With his tough, direct talk, the 50-year-old Mr. Kleinschmidt – who has such hot spots as Afghanistan, Kosovo and Somalia on his résumé – has earned the respect of most older refugees, who see him as battling hard for their interests. But he can’t seem to win over the children. “They’re a major headache,” he says bluntly. “Sixty thousand kids who are bored and traumatized.”
Mr. Kleinschmidt knows first-hand just how dangerous that combination can be. He was walking down the camp’s main market street this spring when a boy of about 10 narrowly missed him with a rock.
Rocks are hardly in short supply. In an effort to keep down the sand and minimize the ferocity of the daily dust storms, UNHCR laid a carpet of stones – a decision Mr. Kleinschmidt now regrets. “The UN provided these kids ammunition for the next 20 years,” he says with a sigh. Many aid workers’ cars have cracked windshields.
Fed up, he decided to give chase down a narrow alley, only to have the boy turn and pull a knife, which he luckily managed to wrestle away without injury.
Mr. Kleinschmidt is not the only authority figure to feel the wrath of the Zaatari generation. Young gangs swing into action whenever the smugglers need a distraction, pelting Jordanian police positions with stones. On one occasion, they went so far as to overrun police headquarters during a shift change, making off with whatever they could.
Zaatari is the first camp, Mr. Kleinschmidt says, where he has found the behaviour of the children to be the biggest worry. “Anyone who walks near kids thinks, ‘When are the stones coming?’ I’ve never seen that anywhere,” he says. “I’m afraid of the kids here.”
For sale: anything from fine pastry to underage prostitutes
At the heart of Zaatari is a potholed dirt road dubbed the “Champs-Élysées.” It’s hard to imagine anything further from the glitter of Paris but the street is nonetheless a testament to the resilience and enterprise of the stranded Syrians.
Tiny hardware stores and shawarma restaurants sit beside juice stands and barber shops, each stall made with sheets of corrugated tin. It’s said you can buy anything, from wedding gowns and baklava pastries as good as those in Damascus, to child labourers and underage prostitutes.
Not far from the camp’s main gate, Mahmoud Hoshan has a mobile phone shop. He sells few of the old Nokias hanging on the wall, but is an expert at fixing screens and keypads destroyed by Zaatari’s epic dust storms.
Mr. Hoshan sends his daughter to classes, but keeps sons Basel, 15, and Raed, 8, with him at the shop. It’s more important, he explains, that they learn the family business than go to a school he believes is full of violence, and where students accustomed to learning about their homeland, and French as a second language, are struggling with a Jordanian curriculum and English.

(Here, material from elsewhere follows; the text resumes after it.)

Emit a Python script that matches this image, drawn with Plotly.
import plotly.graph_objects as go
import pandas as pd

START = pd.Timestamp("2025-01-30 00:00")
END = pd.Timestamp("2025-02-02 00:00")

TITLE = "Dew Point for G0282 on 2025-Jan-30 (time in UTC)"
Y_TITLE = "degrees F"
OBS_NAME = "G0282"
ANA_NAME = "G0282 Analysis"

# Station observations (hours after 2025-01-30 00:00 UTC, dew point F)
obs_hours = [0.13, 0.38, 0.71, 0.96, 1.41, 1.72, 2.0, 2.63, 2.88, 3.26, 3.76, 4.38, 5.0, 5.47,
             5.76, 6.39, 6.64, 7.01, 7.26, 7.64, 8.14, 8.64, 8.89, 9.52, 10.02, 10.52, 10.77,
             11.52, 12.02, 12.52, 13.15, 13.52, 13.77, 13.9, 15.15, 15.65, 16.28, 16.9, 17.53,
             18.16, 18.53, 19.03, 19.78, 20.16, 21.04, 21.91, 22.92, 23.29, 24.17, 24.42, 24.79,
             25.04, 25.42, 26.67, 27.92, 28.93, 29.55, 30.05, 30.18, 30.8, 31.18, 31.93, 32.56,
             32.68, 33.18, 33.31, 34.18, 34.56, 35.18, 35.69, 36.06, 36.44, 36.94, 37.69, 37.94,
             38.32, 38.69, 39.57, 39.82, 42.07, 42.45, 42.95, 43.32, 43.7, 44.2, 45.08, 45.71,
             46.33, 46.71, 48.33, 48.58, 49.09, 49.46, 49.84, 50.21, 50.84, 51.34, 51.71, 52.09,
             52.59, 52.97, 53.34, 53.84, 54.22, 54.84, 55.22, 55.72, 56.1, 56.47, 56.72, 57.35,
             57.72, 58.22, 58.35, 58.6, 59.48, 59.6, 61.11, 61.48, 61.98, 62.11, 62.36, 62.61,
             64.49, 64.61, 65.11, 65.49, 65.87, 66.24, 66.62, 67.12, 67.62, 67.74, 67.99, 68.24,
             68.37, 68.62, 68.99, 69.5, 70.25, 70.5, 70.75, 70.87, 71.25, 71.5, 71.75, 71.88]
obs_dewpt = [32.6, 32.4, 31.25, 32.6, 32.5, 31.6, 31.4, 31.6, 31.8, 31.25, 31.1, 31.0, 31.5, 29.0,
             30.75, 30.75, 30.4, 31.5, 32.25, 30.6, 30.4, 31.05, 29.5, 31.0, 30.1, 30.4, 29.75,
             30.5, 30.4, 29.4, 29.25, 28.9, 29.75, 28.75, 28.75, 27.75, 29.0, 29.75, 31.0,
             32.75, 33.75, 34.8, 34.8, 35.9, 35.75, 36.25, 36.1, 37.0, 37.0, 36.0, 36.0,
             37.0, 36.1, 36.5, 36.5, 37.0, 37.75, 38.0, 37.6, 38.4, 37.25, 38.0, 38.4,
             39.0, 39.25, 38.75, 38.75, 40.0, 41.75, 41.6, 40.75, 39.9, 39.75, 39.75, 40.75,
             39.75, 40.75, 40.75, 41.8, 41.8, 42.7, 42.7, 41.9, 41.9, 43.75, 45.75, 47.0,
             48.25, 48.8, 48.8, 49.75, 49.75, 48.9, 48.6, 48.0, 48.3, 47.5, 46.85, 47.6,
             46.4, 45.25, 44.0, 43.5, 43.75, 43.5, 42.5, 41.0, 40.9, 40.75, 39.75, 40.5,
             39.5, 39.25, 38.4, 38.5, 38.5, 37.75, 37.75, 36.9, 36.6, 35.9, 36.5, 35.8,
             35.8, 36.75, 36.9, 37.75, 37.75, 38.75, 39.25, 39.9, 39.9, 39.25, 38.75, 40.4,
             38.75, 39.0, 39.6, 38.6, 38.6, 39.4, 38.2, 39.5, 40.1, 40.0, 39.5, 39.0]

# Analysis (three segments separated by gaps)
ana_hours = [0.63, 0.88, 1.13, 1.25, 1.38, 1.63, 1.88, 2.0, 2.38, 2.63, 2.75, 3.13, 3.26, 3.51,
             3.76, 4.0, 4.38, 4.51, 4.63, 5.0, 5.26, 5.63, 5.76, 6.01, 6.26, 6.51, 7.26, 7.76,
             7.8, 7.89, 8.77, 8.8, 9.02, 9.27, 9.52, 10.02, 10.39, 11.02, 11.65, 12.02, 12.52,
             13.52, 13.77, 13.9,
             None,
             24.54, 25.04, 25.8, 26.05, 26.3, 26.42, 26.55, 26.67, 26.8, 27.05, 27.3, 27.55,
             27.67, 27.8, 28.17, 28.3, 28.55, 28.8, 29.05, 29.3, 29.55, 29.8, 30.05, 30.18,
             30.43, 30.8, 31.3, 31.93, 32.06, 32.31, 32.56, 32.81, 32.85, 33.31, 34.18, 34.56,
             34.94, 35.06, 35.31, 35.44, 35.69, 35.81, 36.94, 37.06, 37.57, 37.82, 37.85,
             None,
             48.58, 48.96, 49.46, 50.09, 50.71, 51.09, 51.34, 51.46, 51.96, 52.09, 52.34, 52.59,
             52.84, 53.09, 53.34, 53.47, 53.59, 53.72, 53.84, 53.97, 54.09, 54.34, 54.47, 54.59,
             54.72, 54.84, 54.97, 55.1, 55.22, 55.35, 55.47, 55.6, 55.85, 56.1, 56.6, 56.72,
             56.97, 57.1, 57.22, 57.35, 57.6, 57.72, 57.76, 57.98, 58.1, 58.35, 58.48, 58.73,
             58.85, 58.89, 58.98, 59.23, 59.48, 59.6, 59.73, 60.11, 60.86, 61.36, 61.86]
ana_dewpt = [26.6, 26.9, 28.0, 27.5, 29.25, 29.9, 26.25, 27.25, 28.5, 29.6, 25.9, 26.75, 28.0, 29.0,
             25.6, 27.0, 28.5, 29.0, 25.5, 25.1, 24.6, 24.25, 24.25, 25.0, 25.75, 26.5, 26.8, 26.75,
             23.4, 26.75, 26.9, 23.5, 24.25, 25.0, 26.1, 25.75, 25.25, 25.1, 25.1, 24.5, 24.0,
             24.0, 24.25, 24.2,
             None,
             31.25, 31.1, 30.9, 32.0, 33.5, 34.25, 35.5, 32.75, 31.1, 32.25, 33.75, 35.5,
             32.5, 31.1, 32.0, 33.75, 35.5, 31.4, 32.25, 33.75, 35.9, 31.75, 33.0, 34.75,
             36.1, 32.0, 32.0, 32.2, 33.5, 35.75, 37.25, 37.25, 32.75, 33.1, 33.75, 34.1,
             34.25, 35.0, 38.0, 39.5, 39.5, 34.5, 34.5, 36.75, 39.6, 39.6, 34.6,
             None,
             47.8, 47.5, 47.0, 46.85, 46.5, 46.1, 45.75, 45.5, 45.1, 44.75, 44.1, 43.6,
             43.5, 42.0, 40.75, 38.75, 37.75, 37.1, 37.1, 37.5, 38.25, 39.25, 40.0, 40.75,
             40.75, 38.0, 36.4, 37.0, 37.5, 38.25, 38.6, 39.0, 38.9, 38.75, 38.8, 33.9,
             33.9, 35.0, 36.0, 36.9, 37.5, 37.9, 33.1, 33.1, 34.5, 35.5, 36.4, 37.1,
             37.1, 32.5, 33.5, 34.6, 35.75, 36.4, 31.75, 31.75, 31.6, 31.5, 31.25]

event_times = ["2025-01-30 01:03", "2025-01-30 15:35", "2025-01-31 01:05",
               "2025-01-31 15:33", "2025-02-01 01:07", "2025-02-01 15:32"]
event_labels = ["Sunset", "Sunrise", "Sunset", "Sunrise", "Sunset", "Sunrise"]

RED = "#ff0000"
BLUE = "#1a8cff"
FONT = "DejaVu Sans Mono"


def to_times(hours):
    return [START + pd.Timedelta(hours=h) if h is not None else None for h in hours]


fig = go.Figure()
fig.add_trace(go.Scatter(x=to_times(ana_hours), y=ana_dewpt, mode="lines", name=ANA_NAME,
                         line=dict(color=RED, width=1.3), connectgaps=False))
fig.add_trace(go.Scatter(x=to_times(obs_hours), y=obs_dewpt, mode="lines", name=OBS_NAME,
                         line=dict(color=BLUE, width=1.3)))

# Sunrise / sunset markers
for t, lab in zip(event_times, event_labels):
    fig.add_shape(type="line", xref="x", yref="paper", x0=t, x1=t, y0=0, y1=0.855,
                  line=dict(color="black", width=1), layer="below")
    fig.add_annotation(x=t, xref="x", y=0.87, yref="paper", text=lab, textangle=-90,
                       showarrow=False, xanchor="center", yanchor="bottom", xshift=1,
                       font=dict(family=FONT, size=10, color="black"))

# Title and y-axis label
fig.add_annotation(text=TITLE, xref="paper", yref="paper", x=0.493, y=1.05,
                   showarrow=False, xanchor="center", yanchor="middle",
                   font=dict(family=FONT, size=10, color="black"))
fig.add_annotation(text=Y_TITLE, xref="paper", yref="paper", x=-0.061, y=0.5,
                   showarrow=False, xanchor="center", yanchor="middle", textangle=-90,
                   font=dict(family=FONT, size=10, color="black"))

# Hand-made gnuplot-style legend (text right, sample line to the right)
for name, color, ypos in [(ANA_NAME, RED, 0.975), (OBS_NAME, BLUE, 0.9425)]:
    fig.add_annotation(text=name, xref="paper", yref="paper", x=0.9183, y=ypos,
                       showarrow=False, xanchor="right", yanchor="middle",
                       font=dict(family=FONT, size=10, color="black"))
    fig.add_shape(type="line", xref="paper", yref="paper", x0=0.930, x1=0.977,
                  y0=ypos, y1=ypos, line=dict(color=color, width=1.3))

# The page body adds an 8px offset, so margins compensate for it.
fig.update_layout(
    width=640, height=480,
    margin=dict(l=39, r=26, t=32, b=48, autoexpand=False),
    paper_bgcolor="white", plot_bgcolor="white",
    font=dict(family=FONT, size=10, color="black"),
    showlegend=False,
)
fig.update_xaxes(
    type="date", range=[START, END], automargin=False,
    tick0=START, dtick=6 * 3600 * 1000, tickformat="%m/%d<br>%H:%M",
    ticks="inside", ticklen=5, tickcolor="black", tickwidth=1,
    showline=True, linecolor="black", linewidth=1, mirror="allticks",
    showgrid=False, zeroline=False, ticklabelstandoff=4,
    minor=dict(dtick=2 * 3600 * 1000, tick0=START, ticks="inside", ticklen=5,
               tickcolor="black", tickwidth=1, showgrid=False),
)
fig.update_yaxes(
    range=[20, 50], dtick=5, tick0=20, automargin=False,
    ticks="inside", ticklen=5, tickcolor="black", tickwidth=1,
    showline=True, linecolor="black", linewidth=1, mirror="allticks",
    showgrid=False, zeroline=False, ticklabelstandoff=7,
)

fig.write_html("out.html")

Basel and Raed are among untold thousands of working children in Zaatari. The highway that leads to Mafraq, a city just to the west, is lined with kids – some just four or five years old – selling donated food and other goods to passing drivers for badly needed cash. Within the camp, children push wheelbarrows through the alleys for about 35 cents a load, or work as runners for the mighty smugglers.
Most of the labour isn’t strenuous, but many of the children are now starting their third straight year outside the classroom. They may never go back. Whenever this war ends, a country that has long prided itself on having a well-educated population will face a generation with almost no schooling at all.
One other reason Mr. Hoshan refuses to enroll his boys is sheer optimism – he believes everyone will be going back to Syria as soon as the U.S. bombs the Assad regime and turns the tide. U.S. President Barack Obama’s vow to punish the regime raised expectations that the ordeal is about to end. The nuances of his talk of a “limited strike” and the politics that saw him postpone his plans this week in favour of a Russian-led diplomatic effort are lost on most.
“Everybody is waiting for the strike. They don’t want to be disappointed. People are selling their things, getting ready to go back,” Mr. Hoshan says.